## Work to be completed
Give the number of lines in the listing below that include the word "chart", with nothing more.

━━━━━━

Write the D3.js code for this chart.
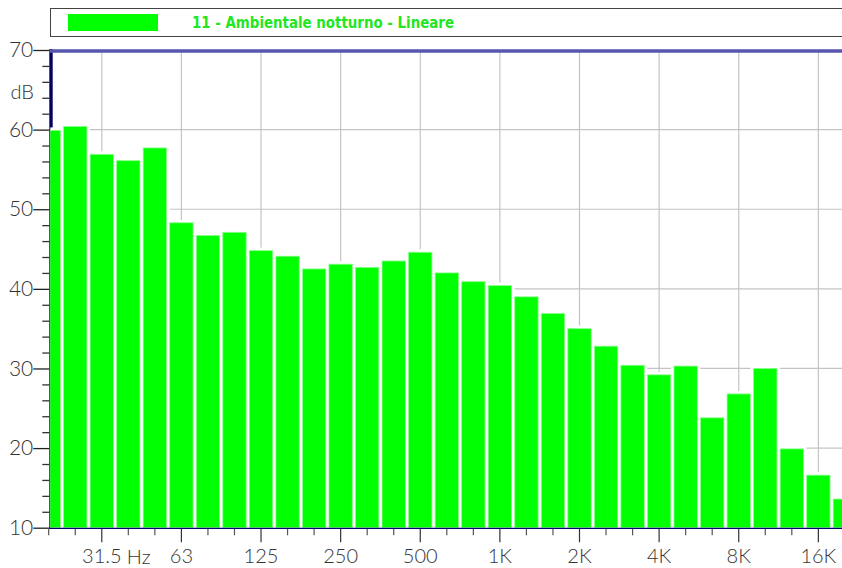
<!DOCTYPE html>
<html>
<head>
<meta charset="utf-8">
<script src="https://cdn.jsdelivr.net/npm/d3@7"></script>
<style>
  body { margin: 0; background: #fff; }
  svg { display: block; }
</style>
</head>
<body>
<svg id="chart" width="842" height="568"></svg>
<script>
// Third-octave band centres, 20 Hz – 20 kHz
const bands = ["20","25","31.5","40","50","63","80","100","125","160","200","250","315","400","500","630","800","1K","1.25K","1.6K","2K","2.5K","3.15K","4K","5K","6.3K","8K","10K","12.5K","16K","20K"];
// Band levels, dB (linear weighting)
const levels = [59.9,60.4,56.9,56.1,57.7,48.3,46.7,47.1,44.8,44.1,42.5,43.1,42.7,43.5,44.6,42.0,40.9,40.4,39.0,36.9,35.0,32.8,30.4,29.2,30.3,23.8,26.8,30.0,19.9,16.6,13.6];
// Octave bands that get a label and a vertical grid line
const octaveLabels = ["31.5","63","125","250","500","1K","2K","4K","8K","16K"];
const yMajorTicks = [10,20,30,40,50,60,70];
const yGridValues = [20,30,40,50,60];
const seriesName = "11 - Ambientale notturno - Lineare";
const yUnit = "dB";
const xUnit = "Hz";

const svg = d3.select("#chart");
const plot = { left: 50.3, right: 842, top: 50, bottom: 527.7 };
const step = 26.54, firstCenter = 48.7;
const green = "#00ff00";
const fontFamily = "Lato, 'DejaVu Sans', sans-serif";

const x = d3.scaleBand()
  .domain(bands)
  .range([firstCenter - step / 2, firstCenter - step / 2 + step * bands.length])
  .paddingInner(0.12)
  .paddingOuter(0.06);
const cx = d => x(d) + x.bandwidth() / 2;

const y = d3.scaleLinear().domain([10, 70]).range([plot.bottom, plot.top]);

// Legend
const legend = svg.append("g");
legend.append("rect")
  .attr("x", 50.5).attr("y", 8.5).attr("width", 820).attr("height", 28)
  .attr("fill", "#fff").attr("stroke", "#444").attr("stroke-width", 1);
legend.append("rect")
  .attr("x", 68).attr("y", 14).attr("width", 90).attr("height", 17)
  .attr("fill", green);
legend.append("text")
  .attr("x", 192).attr("y", 28)
  .attr("font-family", "'DejaVu Sans Condensed', 'Liberation Sans Narrow', sans-serif")
  .attr("font-weight", "bold")
  .attr("font-size", 16)
  .attr("textLength", 262)
  .attr("lengthAdjust", "spacingAndGlyphs")
  .attr("fill", "#22e622")
  .text(seriesName);

// Grid
const grid = svg.append("g").attr("stroke", "#c4c4c4").attr("stroke-width", 1.2);
grid.selectAll("line.v").data(octaveLabels).join("line")
  .attr("class", "v")
  .attr("x1", d => cx(d)).attr("x2", d => cx(d))
  .attr("y1", plot.top + 2).attr("y2", plot.bottom);
grid.selectAll("line.h").data(yGridValues).join("line")
  .attr("class", "h")
  .attr("x1", plot.left).attr("x2", plot.right)
  .attr("y1", d => y(d)).attr("y2", d => y(d));

// Left axis bar (thick) and top limit line
svg.append("line")
  .attr("x1", 51).attr("x2", 51)
  .attr("y1", plot.top - 1).attr("y2", plot.bottom + 1)
  .attr("stroke", "#000060").attr("stroke-width", 3.4);
svg.append("line")
  .attr("x1", 49.3).attr("x2", plot.right)
  .attr("y1", 51).attr("y2", 51)
  .attr("stroke", "#5656b0").attr("stroke-width", 3.4);

// Bars, clipped to the plotting area
svg.append("clipPath").attr("id", "plotClip")
  .append("rect")
  .attr("x", plot.left).attr("y", plot.top + 2.7)
  .attr("width", plot.right - plot.left).attr("height", plot.bottom - plot.top);

const data = bands.map((b, i) => ({ band: b, value: levels[i] }));
const barsG = svg.append("g").attr("clip-path", "url(#plotClip)");
barsG.selectAll("rect.halo").data(data).join("rect")
  .attr("class", "halo")
  .attr("x", d => x(d.band) - 3)
  .attr("y", d => y(d.value) - 3)
  .attr("width", x.bandwidth() + 6)
  .attr("height", d => y(10) - y(d.value) + 3)
  .attr("fill", "#fff");
barsG.selectAll("rect.bar").data(data).join("rect")
  .attr("class", "bar")
  .attr("x", d => x(d.band))
  .attr("y", d => y(d.value))
  .attr("width", x.bandwidth())
  .attr("height", d => y(10) - y(d.value))
  .attr("fill", green)
  .attr("stroke", "#8cff8c")
  .attr("stroke-width", 0.8);

// Y axis
const yAxis = svg.append("g")
  .attr("transform", "translate(49.3,0)")
  .call(d3.axisLeft(y)
    .tickValues(d3.range(10, 71, 2))
    .tickSize(7)
    .tickFormat(d => yMajorTicks.includes(d) ? d : ""));
yAxis.select(".domain").remove();
yAxis.selectAll(".tick line")
  .attr("x2", d => yMajorTicks.includes(d) ? -16 : -7)
  .attr("stroke", d => yMajorTicks.includes(d) ? "#222" : "#333")
  .attr("stroke-width", 1.3);
yAxis.selectAll(".tick text")
  .attr("x", -16)
  .attr("font-family", fontFamily)
  .attr("font-weight", 300)
  .attr("font-size", 21)
  .attr("fill", "#333");

svg.append("text")
  .attr("x", 34).attr("y", 92).attr("dy", "0.35em")
  .attr("text-anchor", "end")
  .attr("font-family", fontFamily)
  .attr("font-weight", 300)
  .attr("font-size", 20)
  .attr("fill", "#333")
  .text(yUnit);

// X axis
const xAxis = svg.append("g")
  .attr("transform", `translate(0,${plot.bottom + 0.6})`)
  .call(d3.axisBottom(x)
    .tickSize(7)
    .tickFormat(d => octaveLabels.includes(d) ? d : ""));
xAxis.select(".domain").remove();
xAxis.selectAll(".tick line")
  .attr("y2", d => octaveLabels.includes(d) ? 14 : 7)
  .attr("stroke", d => octaveLabels.includes(d) ? "#333" : "#555")
  .attr("stroke-width", 1.2);
xAxis.selectAll(".tick text")
  .attr("y", 21)
  .attr("font-family", fontFamily)
  .attr("font-weight", 300)
  .attr("font-size", 20)
  .attr("fill", "#333");

svg.append("text")
  .attr("x", cx("31.5") + 25).attr("y", plot.bottom + 0.6 + 21).attr("dy", "0.71em")
  .attr("font-family", fontFamily)
  .attr("font-weight", 300)
  .attr("font-size", 20)
  .attr("fill", "#333")
  .text(xUnit);

// Bottom axis line
svg.append("line")
  .attr("x1", 49.3).attr("x2", plot.right)
  .attr("y1", plot.bottom + 0.6).attr("y2", plot.bottom + 0.6)
  .attr("stroke", "#00006e").attr("stroke-width", 1.2);
</script>
</body>
</html>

━━━━━━

## Full response
3